- Source data

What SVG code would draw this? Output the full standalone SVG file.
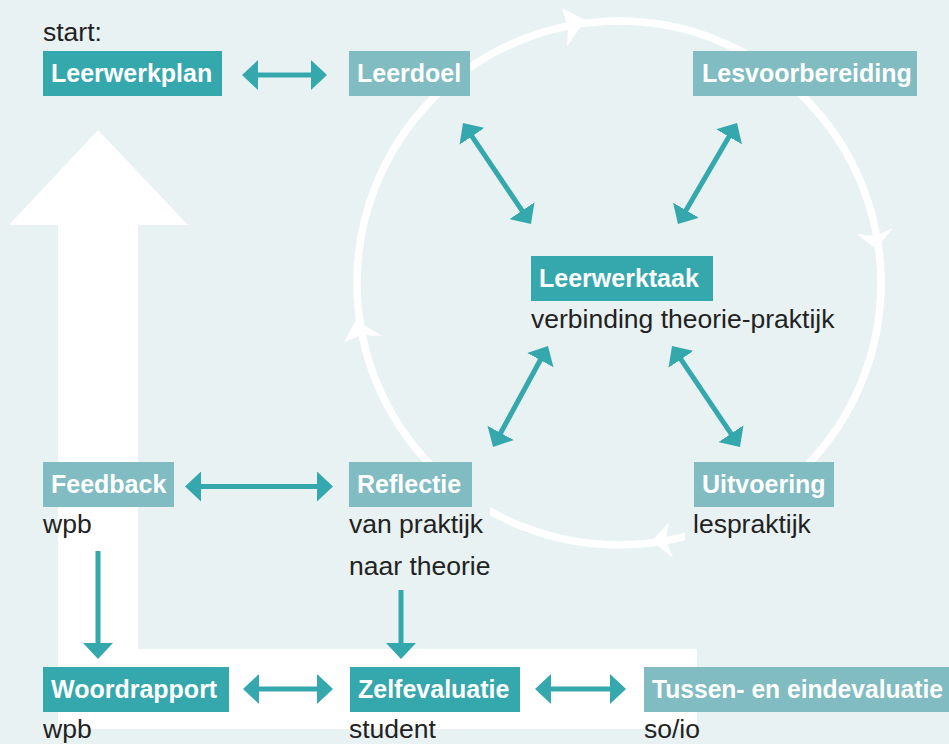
<svg xmlns="http://www.w3.org/2000/svg" width="949" height="744" viewBox="0 0 949 744">
<style>
.dark{fill:#35a8ae}
.light{fill:#80bcc1}
.lbl{font-family:"Liberation Sans",Arial,sans-serif;font-weight:bold;font-size:25px;fill:#fff}
.sub{font-family:"Liberation Sans",Arial,sans-serif;font-size:26.5px;fill:#222}
.conn{stroke:#35a8ae;stroke-width:5;fill:none;marker-end:url(#ah)}
.dbl{marker-start:url(#ah)}
.ko{fill:#e8f2f3}
.wh{fill:#fff}
</style>
<defs>
<marker id="ah" viewBox="0 0 16 30" refX="6" refY="15" markerWidth="16" markerHeight="30" markerUnits="userSpaceOnUse" orient="auto-start-reverse"><path d="M0,0 L16,15 L0,30 z" fill="#35a8ae"/></marker>
</defs>
<rect width="949" height="744" fill="#e8f2f3"/>
<g id="backdrop">
<polygon class="wh" points="98,130 188,225 138,225 138,649 697,649 697,729 58,729 58,225 9,225"/>
<circle cx="619" cy="283" r="262" fill="none" stroke="#fff" stroke-width="7.5"/>
<polygon class="wh" points="562,8 585,20 567,47 568,28"/>
<polygon class="wh" points="857,234 876,249 893,228 875,236"/>
<polygon class="wh" points="669,522 652,541 673,558 666,540"/>
<polygon class="wh" points="344,342 356,320 382,336 362,335"/>
<rect class="ko" x="349" y="495" width="141" height="50"/>
<rect class="ko" x="685" y="500" width="150" height="45"/>
</g>
<g id="connectors">
<line class="conn dbl" x1="252" y1="75" x2="317" y2="75"/>
<line class="conn dbl" x1="468.6" y1="131.3" x2="525.4" y2="215.7"/>
<line class="conn dbl" x1="732" y1="131.6" x2="683" y2="215.4"/>
<line class="conn dbl" x1="543.2" y1="354.8" x2="497.8" y2="438.2"/>
<line class="conn dbl" x1="677.6" y1="354.3" x2="734.4" y2="438.7"/>
<line class="conn dbl" x1="195" y1="486.5" x2="323" y2="486.5"/>
<line class="conn" x1="98" y1="551" x2="98" y2="649"/>
<line class="conn" x1="401" y1="590" x2="401" y2="649"/>
<line class="conn dbl" x1="253" y1="689" x2="323" y2="689"/>
<line class="conn dbl" x1="545" y1="689" x2="616" y2="689"/>
</g>
<g id="leerwerkplan">
<text class="sub" x="43" y="41">start:</text>
<rect class="dark" x="43" y="51" width="179" height="45"/>
<text class="lbl" x="51" y="82">Leerwerkplan</text>
</g>
<g id="leerdoel">
<rect class="light" x="349" y="51" width="121" height="45"/>
<text class="lbl" x="357" y="82">Leerdoel</text>
</g>
<g id="lesvoorbereiding">
<rect class="light" x="693" y="51" width="224" height="45"/>
<text class="lbl" x="702" y="82">Lesvoorbereiding</text>
</g>
<g id="leerwerktaak">
<rect class="dark" x="531" y="256" width="182" height="45"/>
<text class="lbl" x="539" y="287">Leerwerktaak</text>
<text class="sub" x="531" y="328">verbinding theorie-praktijk</text>
</g>
<g id="feedback">
<rect class="light" x="43" y="462" width="131" height="45"/>
<text class="lbl" x="51" y="493">Feedback</text>
<text class="sub" x="43" y="533">wpb</text>
</g>
<g id="reflectie">
<rect class="light" x="349" y="462" width="123" height="45"/>
<text class="lbl" x="357" y="493">Reflectie</text>
<text class="sub" x="349" y="533">van praktijk</text>
<text class="sub" x="349" y="575">naar theorie</text>
</g>
<g id="uitvoering">
<rect class="light" x="694" y="462" width="140" height="45"/>
<text class="lbl" x="702" y="493">Uitvoering</text>
<text class="sub" x="693" y="533">lespraktijk</text>
</g>
<g id="woordrapport">
<rect class="dark" x="43" y="667" width="186" height="45"/>
<text class="lbl" x="51" y="698">Woordrapport</text>
<text class="sub" x="43" y="738">wpb</text>
</g>
<g id="zelfevaluatie">
<rect class="dark" x="350" y="667" width="170" height="45"/>
<text class="lbl" x="358" y="698">Zelfevaluatie</text>
<text class="sub" x="349" y="738">student</text>
</g>
<g id="tussenevaluatie">
<rect class="light" x="644" y="667" width="305" height="45"/>
<text class="lbl" x="652" y="698" textLength="291" lengthAdjust="spacingAndGlyphs">Tussen- en eindevaluatie</text>
<text class="sub" x="644" y="738">so/io</text>
</g>
</svg>
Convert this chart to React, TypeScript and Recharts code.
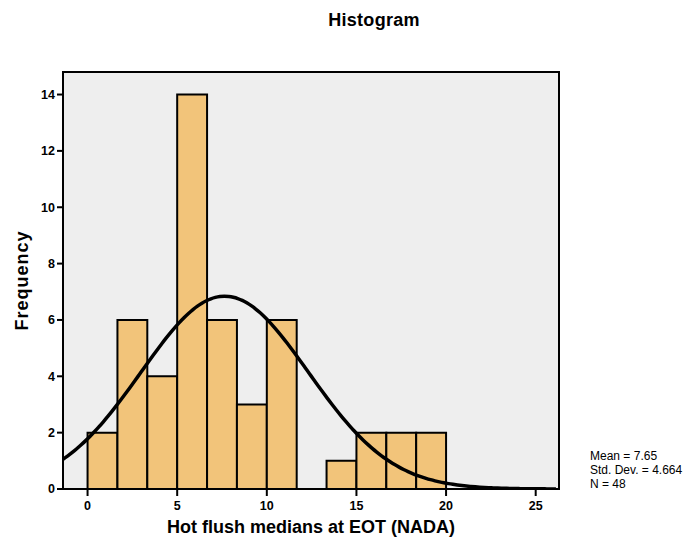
import {
    CartesianGrid,
    ComposedChart,
    Line,
    ReferenceArea,
    XAxis,
    YAxis
} from 'recharts'

// histogram bins (lower edge / upper edge) and their counts
const BIN_LOW = [0, 1.667, 3.333, 5, 6.667, 8.333, 10, 11.667, 13.333, 15, 16.667, 18.333]
const BIN_HIGH = [1.667, 3.333, 5, 6.667, 8.333, 10, 11.667, 13.333, 15, 16.667, 18.333, 20]
const COUNTS = [2, 6, 4, 14, 6, 3, 6, 0, 1, 2, 2, 2]

const X_TICKS = [0, 5, 10, 15, 20, 25]
const Y_TICKS = [0, 2, 4, 6, 8, 10, 12, 14]
const X_DOMAIN: [number, number] = [-1.37, 26.3]
const Y_DOMAIN: [number, number] = [0, 14.8]

const MEAN = 7.65
const STD_DEV = 4.664
const N = 48
const BIN_WIDTH = 5 / 3

const BAR_FILL = '#F2C47A'
const PLOT_BG = '#eeeeee'
const FONT = '"Liberation Sans", Arial, sans-serif'

// fitted normal curve, scaled to counts per bin
function normalCurve() {
    const pts: { x: number; y: number }[] = []
    const scale = (N * BIN_WIDTH) / (STD_DEV * Math.sqrt(2 * Math.PI))
    for (let x = X_DOMAIN[0]; x <= X_DOMAIN[1]; x += 0.25) {
        const z = (x - MEAN) / STD_DEV
        pts.push({ x, y: scale * Math.exp(-0.5 * z * z) })
    }
    return pts
}

const curve = normalCurve()

const tickStyle = { fill: '#000', fontSize: 12.5, fontWeight: 'bold', fontFamily: FONT }
const axisLine = { stroke: '#000', strokeWidth: 2 }

export default function App() {
    return (
        <div style={{ position: 'absolute', left: 0, top: 0, width: 692, height: 545, background: '#fff', fontFamily: FONT }}>
            <div
                style={{
                    position: 'absolute',
                    left: 0,
                    width: 748,
                    top: 10,
                    textAlign: 'center',
                    fontSize: 18,
                    fontWeight: 'bold',
                    letterSpacing: 0.3
                }}
            >
                Histogram
            </div>
            <ComposedChart
                width={692}
                height={545}
                data={curve}
                margin={{ top: 72, right: 133, bottom: 26, left: 0 }}
            >
                <CartesianGrid fill={PLOT_BG} horizontal={false} vertical={false} />
                <XAxis
                    dataKey="x"
                    type="number"
                    domain={X_DOMAIN}
                    ticks={X_TICKS}
                    allowDataOverflow
                    height={30}
                    tick={tickStyle}
                    tickSize={7}
                    tickMargin={5}
                    tickLine={axisLine}
                    axisLine={axisLine}
                    label={{
                        value: 'Hot flush medians at EOT (NADA)',
                        position: 'insideBottom',
                        offset: -14,
                        style: { fill: '#000', fontSize: 18, fontWeight: 'bold', fontFamily: FONT }
                    }}
                />
                <YAxis
                    type="number"
                    domain={Y_DOMAIN}
                    ticks={Y_TICKS}
                    allowDataOverflow
                    width={63}
                    tick={tickStyle}
                    tickSize={6}
                    tickLine={axisLine}
                    axisLine={axisLine}
                    label={{
                        value: 'Frequency',
                        angle: -90,
                        position: 'insideLeft',
                        offset: 22,
                        style: {
                            fill: '#000',
                            fontSize: 18,
                            fontWeight: 'bold',
                            fontFamily: FONT,
                            textAnchor: 'middle',
                            letterSpacing: 1
                        }
                    }}
                />
                {COUNTS.map((count, i) =>
                    count > 0 ? (
                        <ReferenceArea
                            key={i}
                            x1={BIN_LOW[i]}
                            x2={BIN_HIGH[i]}
                            y1={0}
                            y2={count}
                            fill={BAR_FILL}
                            fillOpacity={1}
                            stroke="#000"
                            strokeWidth={2}
                        />
                    ) : null
                )}
                {/* frame around the plot area */}
                <ReferenceArea
                    x1={X_DOMAIN[0]}
                    x2={X_DOMAIN[1]}
                    y1={Y_DOMAIN[0]}
                    y2={Y_DOMAIN[1]}
                    fill="none"
                    stroke="#000"
                    strokeWidth={2}
                />
                <Line
                    dataKey="y"
                    type="monotone"
                    stroke="#000"
                    strokeWidth={3.5}
                    dot={false}
                    activeDot={false}
                    isAnimationActive={false}
                />
            </ComposedChart>
            <div style={{ position: 'absolute', left: 590, top: 449, fontSize: 12, lineHeight: '14px', color: '#000' }}>
                <div>Mean = {MEAN}</div>
                <div>Std. Dev. = {STD_DEV}</div>
                <div>N = {N}</div>
            </div>
        </div>
    )
}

- What the task asks
Read the lines above. Gather those in which the string "this" is found.

- Full response
What SVG code would draw this? Output the full standalone SVG file.
Convert this chart to React, TypeScript and Recharts code.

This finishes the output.